I'm trying to take onehot encode a dataset then groupby a specific column so I can get one row for each item in that column with a aggregated view of what onehot columns are true for that specific row. It seems to be working on small data and using dask seems to work for large datasets but I'm having problems when I'm trying to save the file. I've tried CSV and parquet file. I want to save the results and then I can open it later in chunks.
Here's code to show the issue(the below script generates 2M rows and up to 30k unique values to onehot encode).
import pandas as pd
import numpy as np
import dask.dataframe as dd
from dask.distributed import Client, LocalCluster, wait
sizeOfRows = 2000000
columnsForDF = 30000
partitionsforDask = 500
print("partition is ", partitionsforDask)
cluster = LocalCluster()
client = Client(cluster)
print(client)
df = pd.DataFrame(np.random.randint(0,columnsForDF,size=(sizeOfRows, 2)), columns=list('AB'))
ddf = dd.from_pandas(df, npartitions=partitionsforDask)
# ddf = ddf.persist()
wait(ddf)
# %%time
# need to globally know the categories before one hot encoding
ddf = ddf.categorize(columns=["B"])
one_hot = dd.get_dummies(ddf, columns=['B'])
print("starting groupby")
# result = one_hot.groupby('A').max().persist() # or to_parquet/to_csv/compute/etc.

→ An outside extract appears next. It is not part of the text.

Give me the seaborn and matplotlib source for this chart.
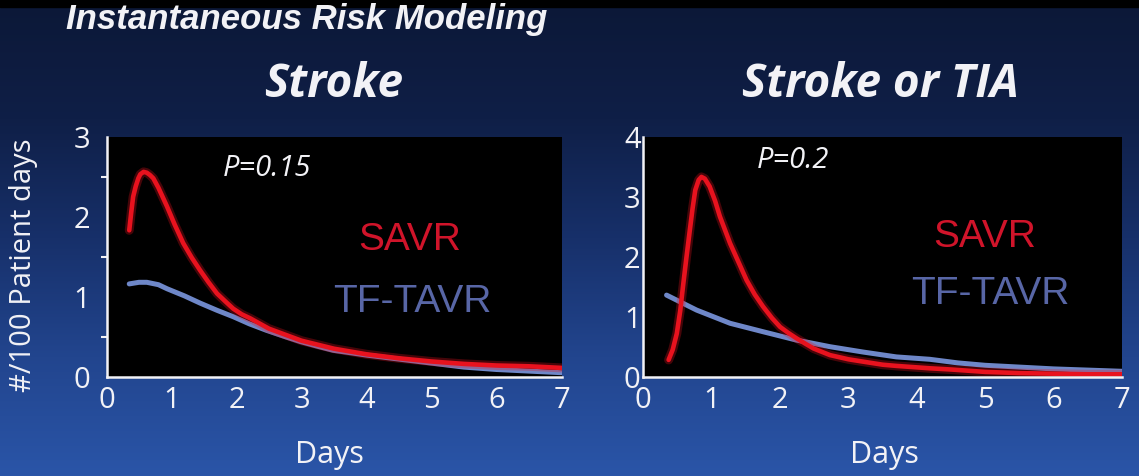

# result = one_hot.groupby('A', sort=False).max().to_csv('./daskDF.csv', single_file = True)
result = one_hot.groupby('A', sort=False).max().to_parquet('./parquetFile')
wait(result)
It seems to work until it does the groupby to csv or parquet. At that point, I get many errors about workers exceeded 95% of memory and then the program exits with a "killedworker" exception:
distributed.nanny - WARNING - Worker exceeded 95% memory budget. Restarting
KilledWorker: ("('dataframe-groupby-max-combine-3ddcd8fc854613101b4bdc7fccde32cd', 1, 0, 0)", <Worker 'tcp://127.0.0.1:33815', name: 6, memory: 0, processing: 22>)
Monitoring my machine, I never get close to exceeding memory and my drive space is over 300 GB which is never used(no file is created during this process although it's in the groupby section).
What can I do?
Update - I thought I'd add an award. I'm having the same problem with .to_csv as well, since someone else had a similar problem I hope it has value for a wide audience.